Centerfield Media is a prime example of how to approach these common challenges. A global AdTech firm operating in 28 countries, Centerfield Media faced mounting inefficiencies in its accounts payable process as it grew through acquisitions. Manual workflows slowed down operations, introduced risk of error, and required extra resources to keep up. To streamline operations, Centerfield Media automated its global accounts payable workflows, integrating directly with its ERP. By automating approvals, reconciliation, and payments across multiple subsidiaries, the company cut 20 weeks of manual AP work annually, decreased its monthly close time by 60%, and significantly reduced payment errors.
The key for Centerfield Media was to implement an automated payment solution that maintained a centralized system for transaction management. This included supporting various entities in different markets while ensuring consistent reporting and reconciliation across all channels. To further streamline operations, organizations should also prioritize solutions that provide automated currency conversion, real-time exchange rate optimization, and transparent fee structures that help manage costs and improve predictability.

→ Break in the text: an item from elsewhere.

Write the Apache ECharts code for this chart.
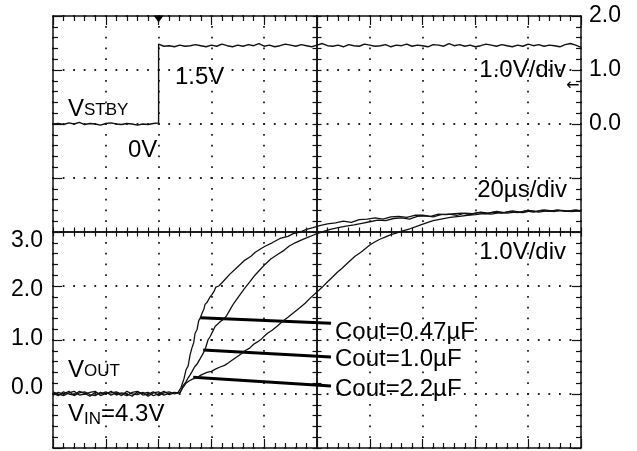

Risk Management, Treasury, and Security: Protecting Global Operations
While functional infrastructure, regulatory harmonization, and digital payment innovation should all be prioritized when scaling globally, another critical pillar must also take precedence. As finance operations expand internationally, the rising risk of security threats grows exponentially, while the complexity of risk management increases dramatically. Organizations must implement multi-layered security architectures that protect against threats while meeting the compliance standards of every jurisdiction where they operate.
At the same time, finance teams face global treasury challenges in managing liquidity, currency exposure, and working capital across dozens of subsidiaries. Without a unified automation platform, visibility into cash positions across borders and banks is fragmented, making it harder to optimize liquidity or hedge foreign exchange risk. By consolidating treasury and payment workflows into a single global view, organizations gain the insight and control needed to protect against volatility and strengthen financial resilience.
Effective international risk management requires continuous monitoring capabilities that can identify threats across different time zones, regulatory environments, and attack vectors. The GLBA Safeguards Rule exemplifies the type of comprehensive approach needed, requiring financial institutions to conduct periodic written risk assessments and maintain detailed security protocols. When scaling internationally, these assessments must account for the unique risks present in each market, from cyber threats to currency volatility to geopolitical instability.
The Strategic Opportunity
Success in international scaling requires viewing infrastructure, compliance, payments, and security not as separate challenges but as interconnected components of a comprehensive whole.
The companies that thrive in this environment will be those that invest early in building functional and scalable financial infrastructure. By establishing strong foundations in these critical areas, businesses can transform the complexity of international operations from a competitive challenge into a sustainable competitive advantage that drives long-term growth and market leadership.
The opportunity is substantial, but so is the importance of getting the foundation right. Those who plan strategically and invest wisely in their international financial infrastructure will find themselves well-positioned to capture the significant rewards that global markets offer.